Output the full listing below exactly, without the pictures.

:: Raw data ::

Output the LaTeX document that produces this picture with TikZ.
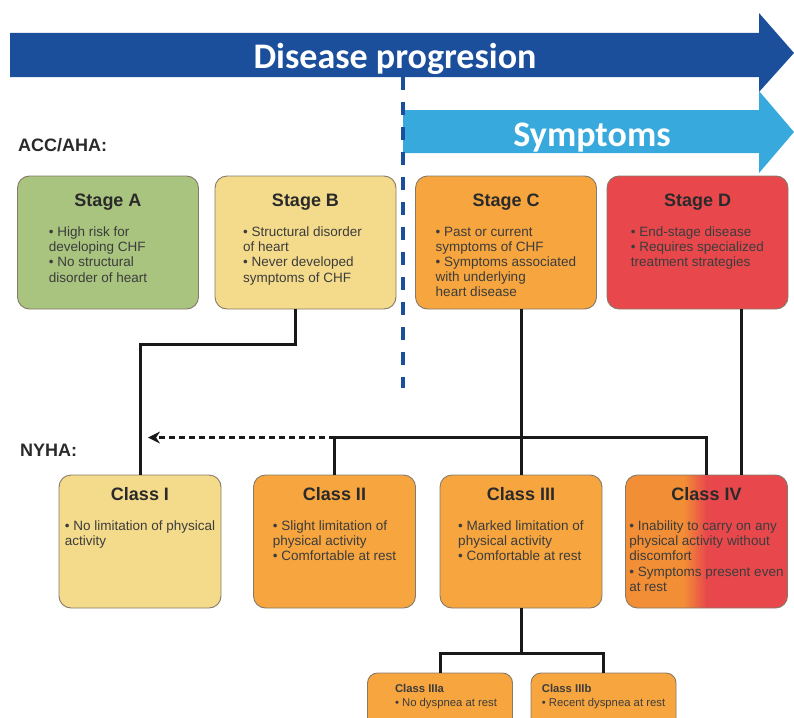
\documentclass[tikz,border=0pt]{standalone}
\usepackage{fontspec}
\setmainfont{Liberation Sans}
\newfontfamily\arrowfont{Carlito}
\usetikzlibrary{positioning, arrows.meta}

\definecolor{progBlue}{HTML}{1B4F9C}
\definecolor{sympBlue}{HTML}{37A9DC}
\definecolor{stGreen}{HTML}{A9C47F}
\definecolor{stYellow}{HTML}{F4DB8B}
\definecolor{stOrange}{HTML}{F6A53F}
\definecolor{stRed}{HTML}{E8484B}
\definecolor{clOrange}{HTML}{F28E35}
\definecolor{boxEdge}{HTML}{857A6A}
\definecolor{txtDark}{HTML}{2A2A2A}
\definecolor{txtGray}{HTML}{3C3C3C}

\pgfdeclarehorizontalshading{orangered}{100bp}{color(0bp)=(clOrange); color(43bp)=(clOrange); color(50bp)=(stRed); color(100bp)=(stRed)}

\tikzset{
  box/.style={draw=boxEdge, line width=0.9pt, rounded corners=12pt, inner sep=0pt},
  stage/.style={box, minimum width=181pt, minimum height=133pt},
  class/.style={box, minimum width=162pt, minimum height=133pt},
  subclass/.style={box, rounded corners=10pt, minimum width=145pt, minimum height=56pt},
  boxtitle/.style={anchor=base, inner sep=0pt, text=txtDark, font=\bfseries\fontsize{18}{20}\selectfont},
  boxtext/.style={anchor=north, inner sep=0pt, align=left, text=txtGray, font=\fontsize{13.5}{15.2}\selectfont},
  subtext/.style={anchor=north, inner sep=0pt, align=left, text=txtGray, font=\fontsize{11.3}{14}\selectfont},
  grouplabel/.style={anchor=west, inner sep=0pt, text=txtDark, font=\bfseries\fontsize{18}{20}\selectfont},
  arrowtext/.style={anchor=base, inner sep=0pt, text=white, font=\arrowfont\bfseries\fontsize{36}{40}\selectfont},
  conn/.style={line width=3pt, black!90}
}

\begin{document}
\begin{tikzpicture}[x=1pt, y=-1pt]
  \useasboundingbox (0,0) rectangle (794,717);
  \clip (0,0) rectangle (794,717);

  % progression arrows
  \fill[progBlue] (10,33) -- (759,33) -- (759,13) -- (794,53) -- (759,92) -- (759,77) -- (10,77) -- cycle;
  \fill[sympBlue] (403,110) -- (759,110) -- (759,91) -- (794,132) -- (759,173) -- (759,153) -- (403,153) -- cycle;
  \node[arrowtext] (prog) at (395,68) {Disease progresion};
  \node[arrowtext] (symp) at (592,146) {Symptoms};
  \draw[progBlue, line width=3.5pt, dash pattern=on 13pt off 12pt] (403,77) -- (403,388);

  \node[grouplabel] (acc) at (18,145) {ACC/AHA:};
  \node[grouplabel] (nyha) at (20,450) {NYHA:};

  % ACC/AHA stages
  \node[stage, fill=stGreen] (stA) at (108,242.5) {};
  \node[stage, fill=stYellow] (stB) at (305.5,242.5) {};
  \node[stage, fill=stOrange] (stC) at (506,242.5) {};
  \node[stage, fill=stRed] (stD) at (697.5,242.5) {};

  \node[boxtitle] (stAt) at ([yshift=-30.5pt]stA.north) {Stage A};
  \node[boxtitle] (stBt) at ([yshift=-30.5pt]stB.north) {Stage B};
  \node[boxtitle] (stCt) at ([yshift=-30.5pt]stC.north) {Stage C};
  \node[boxtitle] (stDt) at ([yshift=-30.5pt]stD.north) {Stage D};

  \node[boxtext] (stAb) at ([xshift=-10pt,yshift=-51pt]stA.north) {• High risk for\\developing CHF\\• No structural\\disorder of heart};
  \node[boxtext] (stBb) at ([xshift=-3pt,yshift=-51pt]stB.north) {• Structural disorder\\of heart\\• Never developed\\symptoms of CHF};
  \node[boxtext] (stCb) at ([yshift=-51pt]stC.north) {• Past or current\\symptoms of CHF\\• Symptoms associated\\with underlying\\heart disease};
  \node[boxtext] (stDb) at ([yshift=-51pt]stD.north) {• End-stage disease\\• Requires specialized\\treatment strategies};

  % NYHA classes
  \node[class, fill=stYellow] (clI) at (140,541.5) {};
  \node[class, fill=stOrange] (clII) at (334.5,541.5) {};
  \node[class, fill=stOrange] (clIII) at (521,541.5) {};
  \node[class, shade, shading=orangered] (clIV) at (706.5,541.5) {};

  \node[boxtitle] (clIt) at ([yshift=-25.5pt]clI.north) {Class I};
  \node[boxtitle] (clIIt) at ([yshift=-25.5pt]clII.north) {Class II};
  \node[boxtitle] (clIIIt) at ([yshift=-25.5pt]clIII.north) {Class III};
  \node[boxtitle] (clIVt) at ([yshift=-25.5pt]clIV.north) {Class IV};

  \node[boxtext] (clIb) at ([yshift=-46pt]clI.north) {• No limitation of physical\\activity};
  \node[boxtext] (clIIb) at ([yshift=-46pt]clII.north) {• Slight limitation of\\physical activity\\• Comfortable at rest};
  \node[boxtext] (clIIIb) at ([yshift=-46pt]clIII.north) {• Marked limitation of\\physical activity\\• Comfortable at rest};
  \node[boxtext] (clIVb) at ([yshift=-46pt]clIV.north) {• Inability to carry on any\\physical activity without\\discomfort\\• Symptoms present even\\at rest};

  \node[subclass, fill=stOrange] (clIIIa) at (440,701) {};
  \node[subclass, fill=stOrange] (clIIIbb) at (603.5,701) {};
  \node[subtext] at ([xshift=6pt,yshift=-11.8pt]clIIIa.north) {\textbf{Class IIIa}\\• No dyspnea at rest};
  \node[subtext] at ([yshift=-11.8pt]clIIIbb.north) {\textbf{Class IIIb}\\• Recent dyspnea at rest};

  % connectors
  \draw[conn] ([xshift=-10pt]stB.south) -- ++(0,35) -| (clI.north);
  \draw[conn] (stC.south -| clIII.north) -- (clIII.north);
  \draw[conn] (clII.north) -- ++(0,-37) coordinate (bus) -| (clIV.north);
  \draw[conn] ([xshift=34.5pt]clIV.north |- stD.south) -- ([xshift=34.5pt]clIV.north);
  \draw[conn, dash pattern=on 6pt off 4pt, -{Stealth[length=12pt, width=12pt]}] (bus) -- ([xshift=8pt]clI.north |- bus);
  \draw[conn] (clIII.south) -- ++(0,45) coordinate (fork);
  \draw[conn] (fork) -| (clIIIa.north);
  \draw[conn] (fork) -| (clIIIbb.north);
\end{tikzpicture}
\end{document}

:::

→ **Result below**
Output the LaTeX document that produces this picture with TikZ.
\documentclass[tikz,border=0pt]{standalone}
\usepackage{fontspec}
\setmainfont{Liberation Sans}
\newfontfamily\arrowfont{Carlito}
\usetikzlibrary{positioning, arrows.meta}

\definecolor{progBlue}{HTML}{1B4F9C}
\definecolor{sympBlue}{HTML}{37A9DC}
\definecolor{stGreen}{HTML}{A9C47F}
\definecolor{stYellow}{HTML}{F4DB8B}
\definecolor{stOrange}{HTML}{F6A53F}
\definecolor{stRed}{HTML}{E8484B}
\definecolor{clOrange}{HTML}{F28E35}
\definecolor{boxEdge}{HTML}{857A6A}
\definecolor{txtDark}{HTML}{2A2A2A}
\definecolor{txtGray}{HTML}{3C3C3C}

\pgfdeclarehorizontalshading{orangered}{100bp}{color(0bp)=(clOrange); color(43bp)=(clOrange); color(50bp)=(stRed); color(100bp)=(stRed)}

\tikzset{
  box/.style={draw=boxEdge, line width=0.9pt, rounded corners=12pt, inner sep=0pt},
  stage/.style={box, minimum width=181pt, minimum height=133pt},
  class/.style={box, minimum width=162pt, minimum height=133pt},
  subclass/.style={box, rounded corners=10pt, minimum width=145pt, minimum height=56pt},
  boxtitle/.style={anchor=base, inner sep=0pt, text=txtDark, font=\bfseries\fontsize{18}{20}\selectfont},
  boxtext/.style={anchor=north, inner sep=0pt, align=left, text=txtGray, font=\fontsize{13.5}{15.2}\selectfont},
  subtext/.style={anchor=north, inner sep=0pt, align=left, text=txtGray, font=\fontsize{11.3}{14}\selectfont},
  grouplabel/.style={anchor=west, inner sep=0pt, text=txtDark, font=\bfseries\fontsize{18}{20}\selectfont},
  arrowtext/.style={anchor=base, inner sep=0pt, text=white, font=\arrowfont\bfseries\fontsize{36}{40}\selectfont},
  conn/.style={line width=3pt, black!90}
}

\begin{document}
\begin{tikzpicture}[x=1pt, y=-1pt]
  \useasboundingbox (0,0) rectangle (794,717);
  \clip (0,0) rectangle (794,717);

  % progression arrows
  \fill[progBlue] (10,33) -- (759,33) -- (759,13) -- (794,53) -- (759,92) -- (759,77) -- (10,77) -- cycle;
  \fill[sympBlue] (403,110) -- (759,110) -- (759,91) -- (794,132) -- (759,173) -- (759,153) -- (403,153) -- cycle;
  \node[arrowtext] (prog) at (395,68) {Disease progresion};
  \node[arrowtext] (symp) at (592,146) {Symptoms};
  \draw[progBlue, line width=3.5pt, dash pattern=on 13pt off 12pt] (403,77) -- (403,388);

  \node[grouplabel] (acc) at (18,145) {ACC/AHA:};
  \node[grouplabel] (nyha) at (20,450) {NYHA:};

  % ACC/AHA stages
  \node[stage, fill=stGreen] (stA) at (108,242.5) {};
  \node[stage, fill=stYellow] (stB) at (305.5,242.5) {};
  \node[stage, fill=stOrange] (stC) at (506,242.5) {};
  \node[stage, fill=stRed] (stD) at (697.5,242.5) {};

  \node[boxtitle] (stAt) at ([yshift=-30.5pt]stA.north) {Stage A};
  \node[boxtitle] (stBt) at ([yshift=-30.5pt]stB.north) {Stage B};
  \node[boxtitle] (stCt) at ([yshift=-30.5pt]stC.north) {Stage C};
  \node[boxtitle] (stDt) at ([yshift=-30.5pt]stD.north) {Stage D};

  \node[boxtext] (stAb) at ([xshift=-10pt,yshift=-51pt]stA.north) {• High risk for\\developing CHF\\• No structural\\disorder of heart};
  \node[boxtext] (stBb) at ([xshift=-3pt,yshift=-51pt]stB.north) {• Structural disorder\\of heart\\• Never developed\\symptoms of CHF};
  \node[boxtext] (stCb) at ([yshift=-51pt]stC.north) {• Past or current\\symptoms of CHF\\• Symptoms associated\\with underlying\\heart disease};
  \node[boxtext] (stDb) at ([yshift=-51pt]stD.north) {• End-stage disease\\• Requires specialized\\treatment strategies};

  % NYHA classes
  \node[class, fill=stYellow] (clI) at (140,541.5) {};
  \node[class, fill=stOrange] (clII) at (334.5,541.5) {};
  \node[class, fill=stOrange] (clIII) at (521,541.5) {};
  \node[class, shade, shading=orangered] (clIV) at (706.5,541.5) {};

  \node[boxtitle] (clIt) at ([yshift=-25.5pt]clI.north) {Class I};
  \node[boxtitle] (clIIt) at ([yshift=-25.5pt]clII.north) {Class II};
  \node[boxtitle] (clIIIt) at ([yshift=-25.5pt]clIII.north) {Class III};
  \node[boxtitle] (clIVt) at ([yshift=-25.5pt]clIV.north) {Class IV};

  \node[boxtext] (clIb) at ([yshift=-46pt]clI.north) {• No limitation of physical\\activity};
  \node[boxtext] (clIIb) at ([yshift=-46pt]clII.north) {• Slight limitation of\\physical activity\\• Comfortable at rest};
  \node[boxtext] (clIIIb) at ([yshift=-46pt]clIII.north) {• Marked limitation of\\physical activity\\• Comfortable at rest};
  \node[boxtext] (clIVb) at ([yshift=-46pt]clIV.north) {• Inability to carry on any\\physical activity without\\discomfort\\• Symptoms present even\\at rest};

  \node[subclass, fill=stOrange] (clIIIa) at (440,701) {};
  \node[subclass, fill=stOrange] (clIIIbb) at (603.5,701) {};
  \node[subtext] at ([xshift=6pt,yshift=-11.8pt]clIIIa.north) {\textbf{Class IIIa}\\• No dyspnea at rest};
  \node[subtext] at ([yshift=-11.8pt]clIIIbb.north) {\textbf{Class IIIb}\\• Recent dyspnea at rest};

  % connectors
  \draw[conn] ([xshift=-10pt]stB.south) -- ++(0,35) -| (clI.north);
  \draw[conn] (stC.south -| clIII.north) -- (clIII.north);
  \draw[conn] (clII.north) -- ++(0,-37) coordinate (bus) -| (clIV.north);
  \draw[conn] ([xshift=34.5pt]clIV.north |- stD.south) -- ([xshift=34.5pt]clIV.north);
  \draw[conn, dash pattern=on 6pt off 4pt, -{Stealth[length=12pt, width=12pt]}] (bus) -- ([xshift=8pt]clI.north |- bus);
  \draw[conn] (clIII.south) -- ++(0,45) coordinate (fork);
  \draw[conn] (fork) -| (clIIIa.north);
  \draw[conn] (fork) -| (clIIIbb.north);
\end{tikzpicture}
\end{document}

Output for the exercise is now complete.